Patrie et République enfin réunies mais en danger, voilà les deux motivations du peuple de Paris au lendemain de la défaite. Mais défense nationale d'abord, le patriotisme est l'élément fondamental, la base la plus large, commune aux « beaux quartiers » comme au populeux Belleville, à la gardé nationale comme aux Blanquistes et même Internationalistes, n'en déplaise à Marx qui désapprouve ! Longtemps, envers et contre tout, le peuple de Paris accordera confiance au gouvernement dit de défense nationale, d'où sa colère lorsque, les Prussiens à Paris, les canons à la merci de l'occupant, la République menacée, la trahison sera patente.

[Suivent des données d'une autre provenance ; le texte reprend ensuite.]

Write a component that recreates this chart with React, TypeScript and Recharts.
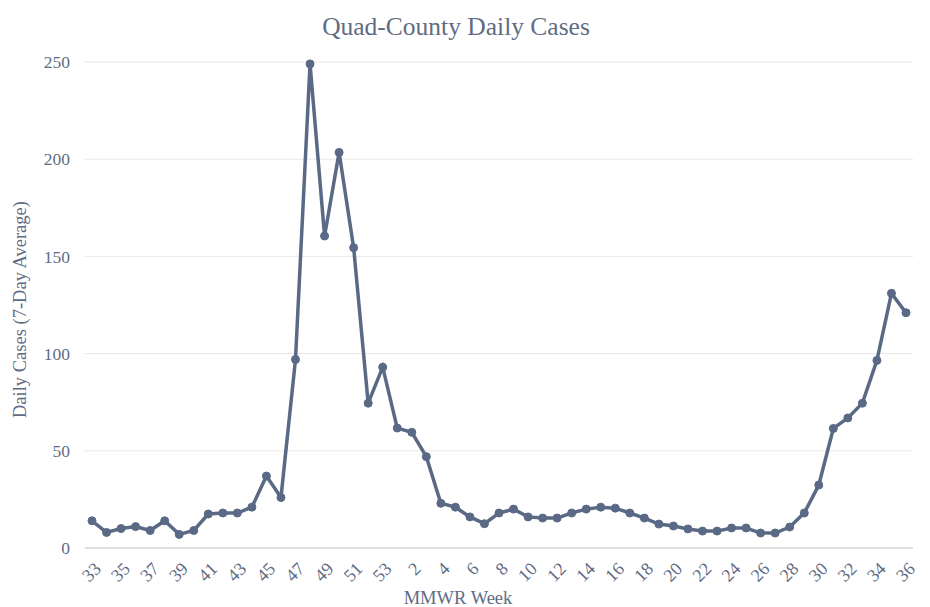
import React from 'react';
import { LineChart, Line, XAxis, YAxis, CartesianGrid } from 'recharts';

const weeks = [
  '33', '34', '35', '36', '37', '38', '39', '40', '41', '42', '43', '44', '45', '46', '47', '48', '49', '50', '51', '52', '53',
  '1', '2', '3', '4', '5', '6', '7', '8', '9', '10', '11', '12', '13', '14', '15', '16', '17', '18', '19', '20',
  '21', '22', '23', '24', '25', '26', '27', '28', '29', '30', '31', '32', '33', '34', '35', '36',
];

const cases = [
  14, 8, 10, 11, 9, 14, 7, 9, 17.5, 18, 18, 21, 37, 26, 97, 249, 160.5, 203.5, 154.5, 74.5, 93,
  61.7, 59.5, 47, 23, 21, 16, 12.5, 18, 20, 16, 15.4, 15.4, 18, 20, 21, 20.5, 18, 15.4, 12.3, 11.3,
  9.8, 8.7, 8.7, 10.3, 10.3, 7.7, 7.7, 10.8, 18, 32.4, 61.5, 66.9, 74.5, 96.5, 131, 121,
];

const yTicks = [0, 50, 100, 150, 200, 250];

const data = weeks.map((w, i) => ({ week: w, idx: i, cases: cases[i] }));

const FONT = '"Liberation Serif", "Times New Roman", serif';
const TEXT = '#5f6b84';
const LINE = '#5a6985';

const WeekTick = (props: any) => {
  const { x, y, payload } = props;
  const ax = x + 10;
  const ay = y + 8;
  return (
    <text
      x={ax}
      y={ay}
      transform={`rotate(-45, ${ax}, ${ay})`}
      textAnchor="end"
      fontSize={18}
      fontFamily={FONT}
      fill={TEXT}
    >
      {weeks[payload.value]}
    </text>
  );
};

export default function App() {
  return (
    <div style={{ position: 'relative', width: 914, height: 599, fontFamily: FONT }}>
      <div
        style={{
          position: 'absolute',
          top: 4,
          left: -9,
          width: 914,
          textAlign: 'center',
          fontSize: 25.5,
          color: TEXT,
          fontFamily: FONT,
        }}
      >
        Quad-County Daily Cases
      </div>
      <LineChart
        width={914}
        height={599}
        data={data}
        margin={{ top: 54, right: 9, bottom: 0, left: 0 }}
      >
        <CartesianGrid vertical={false} stroke="#e8e8e8" strokeWidth={1} />
        <XAxis
          dataKey="idx"
          type="category"
          interval={1}
          height={59}
          padding={{ left: 7, right: 7 }}
          tickLine={false}
          axisLine={{ stroke: '#d5d8dd', strokeWidth: 1.5 }}
          tick={<WeekTick />}
          tickSize={6}
          tickMargin={8}
          label={{
            value: 'MMWR Week',
            position: 'insideBottom',
            offset: 3,
            dx: -41,
            fontSize: 18.5,
            fontFamily: FONT,
            fill: TEXT,
          }}
        />
        <YAxis
          width={77}
          domain={[0, 250]}
          ticks={yTicks}
          tickLine={false}
          axisLine={false}
          tickSize={6}
          tickMargin={9}
          tick={{ fontSize: 17.5, fontFamily: FONT, fill: TEXT }}
          label={{
            value: 'Daily Cases (7-Day Average)',
            angle: -90,
            position: 'insideLeft',
            dx: 6,
            dy: 113,
            fontSize: 18.5,
            fontFamily: FONT,
            fill: TEXT,
          }}
        />
        <Line
          type="linear"
          dataKey="cases"
          stroke={LINE}
          strokeWidth={3.5}
          dot={{ r: 4, fill: LINE, stroke: LINE, strokeWidth: 1 }}
          activeDot={false}
          isAnimationActive={false}
        />
      </LineChart>
    </div>
  );
}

Aux origines de la Commune de 1871 : Patrie et République
Que la Commune ait été insurrection, révolution sociale, et même — en ébauche du moins — socialiste, il n’est personne pour songer sérieusement à le contester aujourd’hui, même si, pour telle raison d’école ou de doctrine, cet aspect des choses a été grossi à l’excès, systématiquement surévalué par certains historiens. Sachant cela, ayant aussi, je crois, contribué quelque peu à faire mieux mesurer l’importance de ce réel « socialisme de 1871 », c’est à un autre côté, non moins important, du drame que je voudrais ici m’attacher. Pourquoi la Commune ? Par quelles voies Paris a-t-il été, s’est-il trouvé conduit à s’insurger le 18 mars ?
Je ne prétends pas apporter ici tellement de neuf, la réponse a été donnée déjà maintes fois, à l’évidence. Il faut compter bien sûr avec le poids des vingt longues années de compression politique et sociale de l’Empire, dont la Commune de 1871 est pour Paris la vraie libération, en cette « Fête » qu’étudient aujourd’hui avec passion nos sociologues. Malgré tout, les événements, les éléments déterminants, décisifs (autant dans l’immédiat qu’en profondeur) du mouvement de mars, comme de toutes les réactions de la capitale au cours de « l’année terrible », ce furent d’abord la Patrie en danger, puis vendue, la République à son tour en péril ; la trahison d’un gouvernement « capitulard », l’armistice, le 28 janvier 1871, l’élection aussitôt par les « ruraux », en février, de cette assemblée non seulement pacifiste, mais royaliste, ouvertement. Patrie et République ! Tous nos vieux manuels d’histoire nous l’enseignaient autrefois. Récemment H. Guillemin a remarquablement démontré, dénoncé, avec sa verve ou sa férocité coutumières (quelquefois excessives) la « trahison des Jules », les machinations perpétrées à l’envi contre la République et Paris qui l’incarne. Vais-je redire tout cela ?
Quelques remarques pour justifier les brèves lignes qui suivent. C’est d’en haut surtout que Guillemin envisageait le drame, au niveau des traîtrises successives des équipes au pouvoir. C’est à l’envers pour ainsi dire, c’est d’en bas que je voudrais pour ma part tenter l’enquête, essayer de sonder au plus près les réactions, les « émotions » successives de ce peuple parisien qui a pu légitimement se juger en tous points trahi ; je voudrais tenter de suivre, à son niveau, les étapes de sa « mise en condition insurrectionnelle ». Je n’entends pas d’un autre côté — c’est pourquoi je soulignais en commençant le caractère réellement, résolument social du mouvement de 1871 — retomber dans l’interprétation étroite de telle autre école : ainsi Mathiez affirmant que la Commune fut « un mouvement patriotique et rien de plus ». Elle fut autre chose aussi, et ce n’est donc que d’un aspect de l’événement, son aspect « originel » que je parlerai. Comment n’y pas voir pourtant l’aspect fondamental — inextricablement sans aucun doute mêlé à d’autres — mais qui, au bout du compte, les sous-tend tous ? Voici en somme que j’ai déjà conclu, au mépris de toute rhétorique.